If the subject matter is not your thing, you may have difficult time appreciating Colley's incredible erudition and the amount of work that went into this book. It does get a bit long towards the end.
The story of Elizabeth Marsh and her family is interesting, but in my opinion, all the historical facts were distracting. I was expecting it to read like a novel, but that's not what this book is. Also, I was disappointed by the choices Ms. Marsh made. She seemed self centered and from what I could see, wasn't a very nice person. Things might have been different had the cultural expectations of the times been different.
This was quite an interesting read! A well-researched account of a remarkable woman who traveled the world at a time when globalization, and women traveling, looked very different than it does today.

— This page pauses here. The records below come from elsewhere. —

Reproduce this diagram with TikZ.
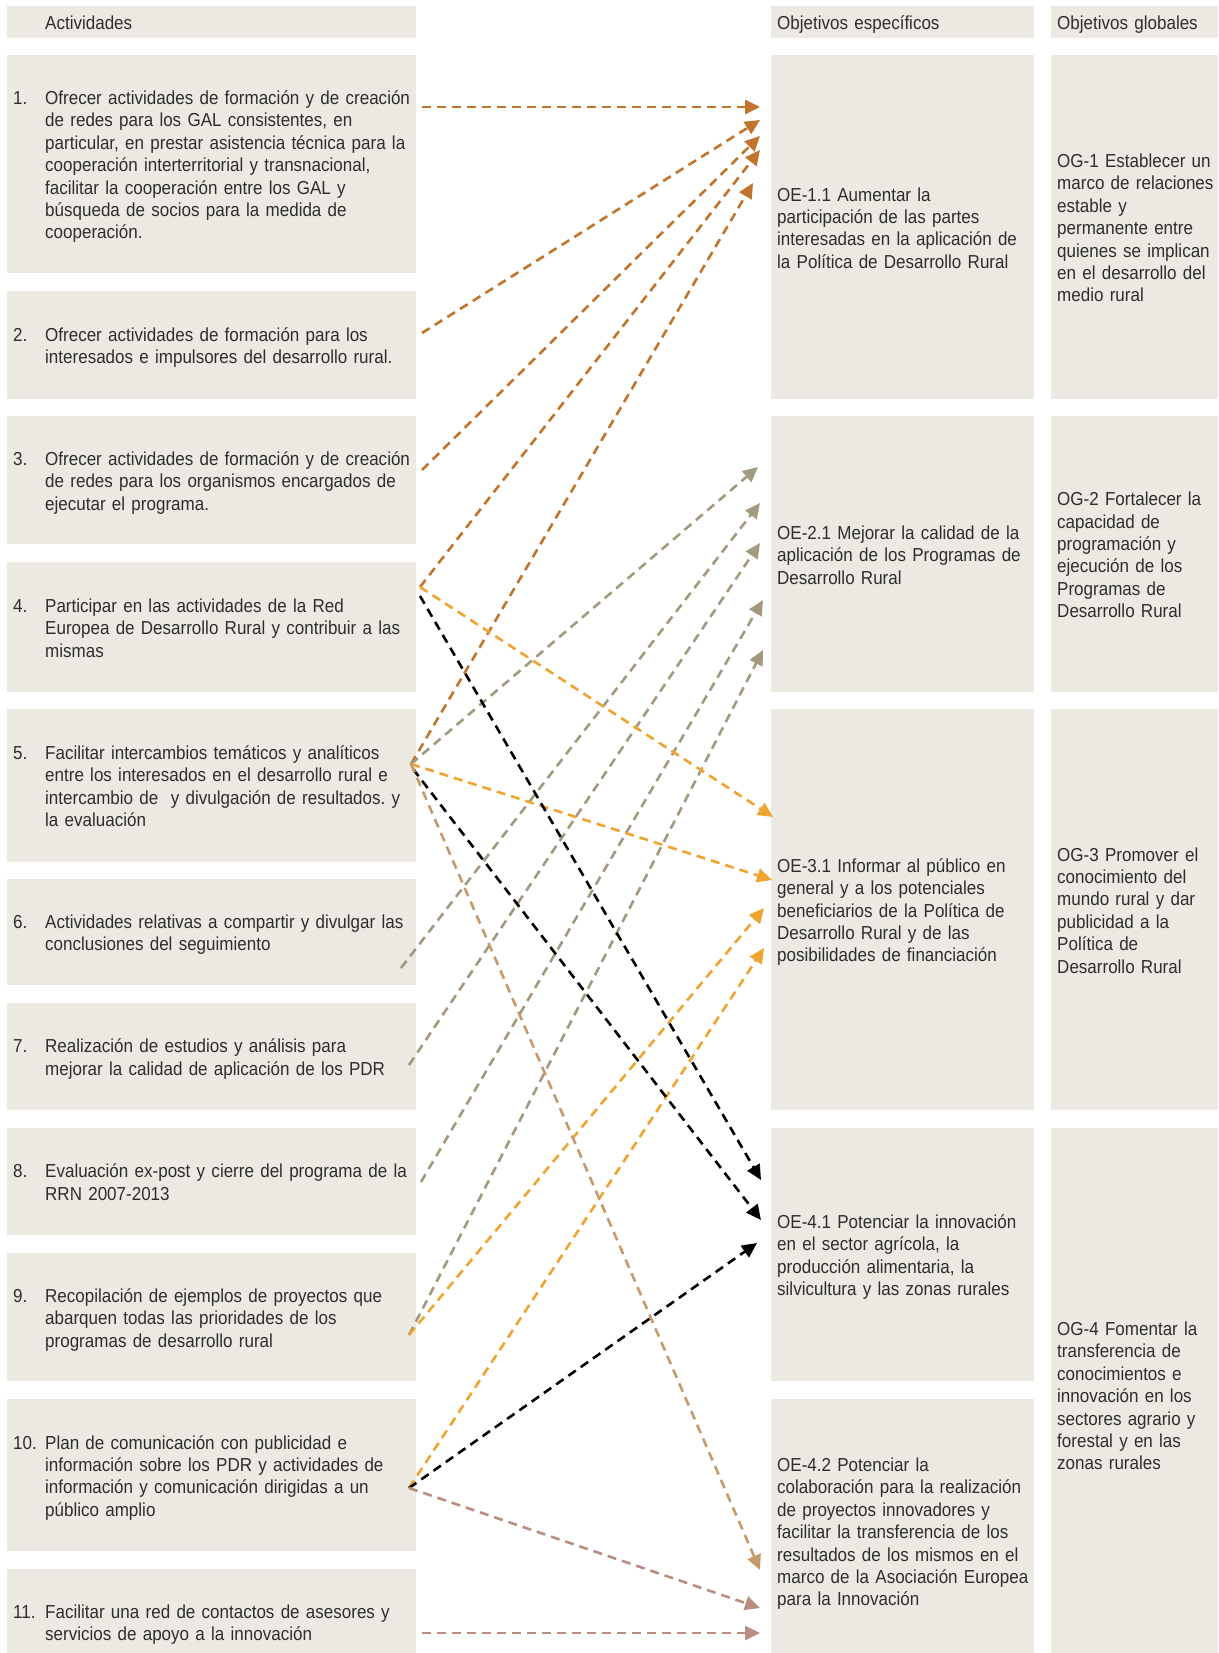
\documentclass[tikz,border=0pt]{standalone}
\usepackage{fontspec}
\setmainfont{Liberation Sans}[FakeStretch=0.905]
\usetikzlibrary{arrows.meta}

\definecolor{boxfill}{RGB}{236,233,227}
\definecolor{txt}{RGB}{45,45,45}
\definecolor{copper}{RGB}{192,116,44}
\definecolor{khaki}{RGB}{163,153,126}
\definecolor{amber}{RGB}{240,164,48}
\definecolor{sand}{RGB}{196,154,110}
\definecolor{rosy}{RGB}{185,142,128}

\frenchspacing
\newcommand{\actlines}[1]{\raisebox{-3pt}[\height][\depth]{\begin{tabular}{@{}p{32pt}@{}l@{}}#1\end{tabular}}}
\newcommand{\oblines}[1]{\raisebox{-3pt}[\height][\depth]{\begin{tabular}{@{}l@{}}#1\end{tabular}}}

\begin{document}
\begin{tikzpicture}[x=1pt, y=-1pt,
  box/.style={fill=boxfill, text=txt, inner xsep=6pt, inner ysep=0pt, anchor=north west, align=left, font=\fontsize{18.8}{22.4}\selectfont},
  actcol/.style={box, text width=397pt},
  oecol/.style={box, text width=251pt},
  ogcol/.style={box, text width=155pt},
  lnk/.style={line width=2.6pt, dash pattern=on 9pt off 6pt, -{Triangle[length=15pt,width=14pt]}}]
  \clip (0,0) rectangle (1218,1653);
  \fill[white] (0,0) rectangle (1218,1653);

  \node[actcol, minimum height=32] (hAct) at (7,6) {\actlines{ & Actividades}};
  \node[oecol, minimum height=32] (hOE) at (771,6) {\oblines{Objetivos específicos}};
  \node[ogcol, minimum height=32] (hOG) at (1051,6) {\oblines{Objetivos globales}};

  \node[actcol, minimum height=218] (act1) at (7,55) {\actlines{1. & Ofrecer actividades de formación y de creación\\ & de redes para los GAL consistentes, en\\ & particular, en prestar asistencia técnica para la\\ & cooperación interterritorial y transnacional,\\ & facilitar la cooperación entre los GAL y\\ & búsqueda de socios para la medida de\\ & cooperación.}};
  \node[actcol, minimum height=108] (act2) at (7,291) {\actlines{2. & Ofrecer actividades de formación para los\\ & interesados e impulsores del desarrollo rural.}};
  \node[actcol, minimum height=128] (act3) at (7,416) {\actlines{3. & Ofrecer actividades de formación y de creación\\ & de redes para los organismos encargados de\\ & ejecutar el programa.}};
  \node[actcol, minimum height=130] (act4) at (7,562) {\actlines{4. & Participar en las actividades de la Red\\ & Europea de Desarrollo Rural y contribuir a las\\ & mismas}};
  \node[actcol, minimum height=153] (act5) at (7,709) {\actlines{5. & Facilitar intercambios temáticos y analíticos\\ & entre los interesados en el desarrollo rural e\\ & intercambio de \ y divulgación de resultados. y\\ & la evaluación}};
  \node[actcol, minimum height=106] (act6) at (7,879) {\actlines{6. & Actividades relativas a compartir y divulgar las\\ & conclusiones del seguimiento}};
  \node[actcol, minimum height=107] (act7) at (7,1003) {\actlines{7. & Realización de estudios y análisis para\\ & mejorar la calidad de aplicación de los PDR}};
  \node[actcol, minimum height=107] (act8) at (7,1128) {\actlines{8. & Evaluación ex-post y cierre del programa de la\\ & RRN 2007-2013}};
  \node[actcol, minimum height=128] (act9) at (7,1253) {\actlines{9. & Recopilación de ejemplos de proyectos que\\ & abarquen todas las prioridades de los\\ & programas de desarrollo rural}};
  \node[actcol, minimum height=152] (act10) at (7,1399) {\actlines{10. & Plan de comunicación con publicidad e\\ & información sobre los PDR y actividades de\\ & información y comunicación dirigidas a un\\ & público amplio}};
  \node[actcol, minimum height=106] (act11) at (7,1569) {\actlines{11. & Facilitar una red de contactos de asesores y\\ & servicios de apoyo a la innovación}};

  \node[oecol, minimum height=344] (oe11) at (771,55) {\oblines{OE-1.1 Aumentar la\\ participación de las partes\\ interesadas en la aplicación de\\ la Política de Desarrollo Rural}};
  \node[oecol, minimum height=276] (oe21) at (771,416) {\oblines{OE-2.1 Mejorar la calidad de la\\ aplicación de los Programas de\\ Desarrollo Rural}};
  \node[oecol, minimum height=401] (oe31) at (771,709) {\oblines{OE-3.1 Informar al público en\\ general y a los potenciales\\ beneficiarios de la Política de\\ Desarrollo Rural y de las\\ posibilidades de financiación}};
  \node[oecol, minimum height=253] (oe41) at (771,1128) {\oblines{OE-4.1 Potenciar la innovación\\ en el sector agrícola, la\\ producción alimentaria, la\\ silvicultura y las zonas rurales}};
  \node[oecol, minimum height=264] (oe42) at (771,1399) {\oblines{OE-4.2 Potenciar la\\ colaboración para la realización\\ de proyectos innovadores y\\ facilitar la transferencia de los\\ resultados de los mismos en el\\ marco de la Asociación Europea\\ para la Innovación}};

  \node[ogcol, minimum height=344] (og1) at (1051,55) {\oblines{OG-1 Establecer un\\ marco de relaciones\\ estable y\\ permanente entre\\ quienes se implican\\ en el desarrollo del\\ medio rural}};
  \node[ogcol, minimum height=276] (og2) at (1051,416) {\oblines{OG-2 Fortalecer la\\ capacidad de\\ programación y\\ ejecución de los\\ Programas de\\ Desarrollo Rural}};
  \node[ogcol, minimum height=401] (og3) at (1051,709) {\oblines{OG-3 Promover el\\ conocimiento del\\ mundo rural y dar\\ publicidad a la\\ Política de\\ Desarrollo Rural}};
  \node[ogcol, minimum height=534] (og4) at (1051,1128) {\oblines{OG-4 Fomentar la\\ transferencia de\\ conocimientos e\\ innovación en los\\ sectores agrario y\\ forestal y en las\\ zonas rurales}};

  \coordinate (s1) at (422,107);
  \coordinate (s2) at (422,333);
  \coordinate (s3) at (422,470);
  \coordinate (s4) at (420,587);
  \coordinate (s4b) at (420,596);
  \coordinate (s5) at (411,764);
  \coordinate (s5b) at (413,769);
  \coordinate (s6) at (401,968);
  \coordinate (s7) at (409,1065);
  \coordinate (s8) at (421,1182);
  \coordinate (s9) at (409,1335);
  \coordinate (s10) at (409,1488);
  \coordinate (s11) at (422,1633);

  \coordinate (t11a) at (760,107);
  \coordinate (t11b) at (760,120);
  \coordinate (t11c) at (760,136);
  \coordinate (t11d) at (760,150);
  \coordinate (t11e) at (753,183);
  \coordinate (t21a) at (758,467);
  \coordinate (t21b) at (760,503);
  \coordinate (t21c) at (760,543);
  \coordinate (t21d) at (763,600);
  \coordinate (t21e) at (763,650);
  \coordinate (t31a) at (773,817);
  \coordinate (t31b) at (772,880);
  \coordinate (t31c) at (764,908);
  \coordinate (t31d) at (764,948);
  \coordinate (t41a) at (761,1180);
  \coordinate (t41b) at (761,1220);
  \coordinate (t41c) at (757,1243);
  \coordinate (t42a) at (760,1570);
  \coordinate (t42b) at (760,1608);
  \coordinate (t42c) at (760,1633);

  \draw[lnk, color=copper] (s1) -- (t11a);
  \draw[lnk, color=copper] (s2) -- (t11b);
  \draw[lnk, color=copper] (s3) -- (t11c);
  \draw[lnk, color=copper] (s4) -- (t11d);
  \draw[lnk, color=copper] (s5) -- (t11e);
  \draw[lnk, color=khaki] (s5) -- (t21a);
  \draw[lnk, color=khaki] (s6) -- (t21b);
  \draw[lnk, color=khaki] (s7) -- (t21c);
  \draw[lnk, color=khaki] (s8) -- (t21d);
  \draw[lnk, color=khaki] (s9) -- (t21e);
  \draw[lnk, color=amber] (s4) -- (t31a);
  \draw[lnk, color=amber] (s5) -- (t31b);
  \draw[lnk, color=amber] (s9) -- (t31c);
  \draw[lnk, color=amber] (s10) -- (t31d);
  \draw[lnk, color=black] (s4b) -- (t41a);
  \draw[lnk, color=black] (s5b) -- (t41b);
  \draw[lnk, color=black] (s10) -- (t41c);
  \draw[lnk, color=sand] (s5) -- (t42a);
  \draw[lnk, color=rosy] (s10) -- (t42b);
  \draw[lnk, color=rosy] (s11) -- (t42c);
\end{tikzpicture}
\end{document}
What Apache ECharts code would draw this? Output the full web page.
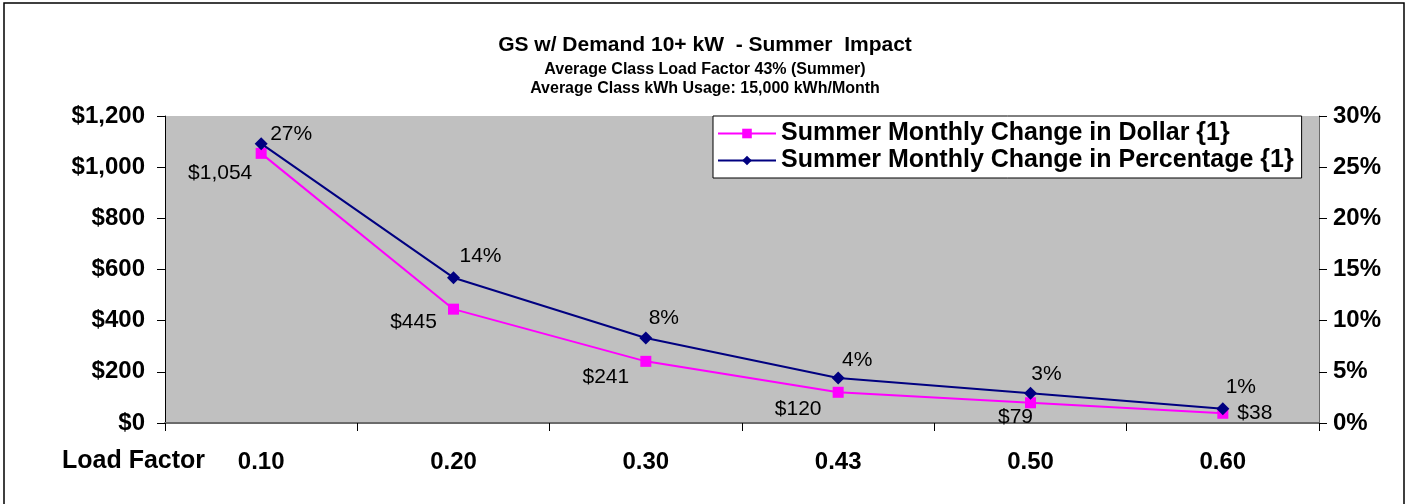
<!DOCTYPE html>
<html>
<head>
<meta charset="utf-8">
<script src="https://cdn.jsdelivr.net/npm/echarts@6/dist/echarts.min.js"></script>
<style>
  html, body { margin: 0; padding: 0; background: #fff; }
  #chart { width: 1410px; height: 504px; }
</style>
</head>
<body>
<div id="chart"></div>
<script>
// data
const loadFactors = ['0.10', '0.20', '0.30', '0.43', '0.50', '0.60']
const dollarChange = [1054, 445, 241, 120, 79, 38]
const percentChange = [27.3, 14.2, 8.3, 4.4, 2.9, 1.4]
const dollarTicks = [0, 200, 400, 600, 800, 1000, 1200]
const percentTicks = [0, 5, 10, 15, 20, 25, 30]

// label placement (offset from the marker), the data labels were hand placed in the original
const dollarLabelOffset = [[-41, 20], [-40, 13], [-40, 16], [-40, 17], [-15, 14], [32, 0]]
const percentLabelOffset = [[30, -9], [27, -21], [18, -20], [19, -18], [16, -19], [18, -21]]

const FONT = 'Arial, "Liberation Sans", sans-serif'

const chart = echarts.init(document.getElementById('chart'))

function money (v) {
  return '$' + v.toLocaleString('en-US')
}

const option = {
  backgroundColor: '#fff',
  animation: false,
  textStyle: { fontFamily: FONT, color: '#000' },
  title: {
    left: 'center',
    top: 29,
    text: 'GS w/ Demand 10+ kW  - Summer  Impact',
    subtext: 'Average Class Load Factor 43% (Summer)\nAverage Class kWh Usage: 15,000 kWh/Month',
    itemGap: 4,
    textStyle: { fontFamily: FONT, fontSize: 21, fontWeight: 'bold', color: '#000', lineHeight: 22 },
    subtextStyle: { fontFamily: FONT, fontSize: 16, fontWeight: 'bold', color: '#000', lineHeight: 19 }
  },
  legend: {
    orient: 'vertical',
    left: 713,
    top: 116,
    padding: [5, 8, 5, 4],
    itemGap: 2,
    itemWidth: 58,
    itemHeight: 12,
    backgroundColor: '#fff',
    borderColor: '#000',
    borderWidth: 1,
    borderRadius: 0,
    textStyle: { fontFamily: FONT, fontSize: 25, fontWeight: 'bold', color: '#000' },
    data: ['Summer Monthly Change in Dollar {1}', 'Summer Monthly Change in Percentage {1}']
  },
  grid: {
    left: 165,
    right: 91,
    top: 116,
    bottom: 81,
    show: true,
    backgroundColor: '#C0C0C0',
    borderWidth: 0
  },
  xAxis: {
    type: 'category',
    data: loadFactors,
    boundaryGap: true,
    axisLine: { lineStyle: { color: '#6b6b6b', width: 2 } },
    axisTick: { show: true, length: 8, lineStyle: { color: '#000' } },
    axisLabel: { margin: 27, fontFamily: FONT, fontSize: 24, fontWeight: 'bold', color: '#000' },
    splitLine: { show: false }
  },
  yAxis: [
    {
      type: 'value',
      min: dollarTicks[0],
      max: dollarTicks[dollarTicks.length - 1],
      interval: dollarTicks[1] - dollarTicks[0],
      axisLine: { show: true, lineStyle: { color: '#000' } },
      axisTick: { show: true, length: 8, lineStyle: { color: '#000' } },
      axisLabel: { margin: 20, fontFamily: FONT, fontSize: 24, fontWeight: 'bold', color: '#000', formatter: money },
      splitLine: { show: false }
    },
    {
      type: 'value',
      position: 'right',
      min: percentTicks[0],
      max: percentTicks[percentTicks.length - 1],
      interval: percentTicks[1] - percentTicks[0],
      axisLine: { show: true, lineStyle: { color: '#6b6b6b' } },
      axisTick: { show: true, length: 8, lineStyle: { color: '#000' } },
      axisLabel: { margin: 14, fontFamily: FONT, fontSize: 24, fontWeight: 'bold', color: '#000', formatter: '{value}%' },
      splitLine: { show: false }
    }
  ],
  series: [
    {
      name: 'Summer Monthly Change in Dollar {1}',
      type: 'line',
      yAxisIndex: 0,
      symbol: 'rect',
      symbolSize: 11,
      color: '#FF00FF',
      lineStyle: { color: '#FF00FF', width: 2 },
      itemStyle: { color: '#FF00FF' },
      data: dollarChange.map((v, i) => ({
        value: v,
        label: { offset: dollarLabelOffset[i] }
      })),
      label: {
        show: true,
        position: 'inside',
        fontFamily: FONT,
        fontSize: 21,
        color: '#000',
        formatter: p => money(p.value)
      },
      z: 3
    },
    {
      name: 'Summer Monthly Change in Percentage {1}',
      type: 'line',
      yAxisIndex: 1,
      symbol: 'diamond',
      symbolSize: 13,
      color: '#000080',
      lineStyle: { color: '#000080', width: 2 },
      itemStyle: { color: '#000080' },
      data: percentChange.map((v, i) => ({
        value: v,
        label: { offset: percentLabelOffset[i] }
      })),
      label: {
        show: true,
        position: 'inside',
        fontFamily: FONT,
        fontSize: 21,
        color: '#000',
        formatter: p => Math.round(p.value) + '%'
      },
      z: 4
    }
  ],
  graphic: [
    {
      type: 'rect',
      shape: { x: 4, y: 3, width: 1400, height: 510 },
      style: { fill: 'none', stroke: '#000', lineWidth: 1.5 },
      silent: true
    },
    {
      type: 'text',
      left: 62,
      top: 449,
      style: { text: 'Load Factor', fontFamily: FONT, fontSize: 25, fontWeight: 'bold', fill: '#000' }
    }
  ]
}

chart.setOption(option)
</script>
</body>
</html>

I found most of this to be quite engaging, though it did slow down at a few points. As for content concerns, nothing major that I can remember although it does address slavery (including concubines).
I would not have read this if it were for my history Professor requiring it, and I'm not sure I would have chosen to read it had I known it existed. But now having read it, I know way more than I ever thought I would about a random woman in history's male relatives and her relative's male relatives.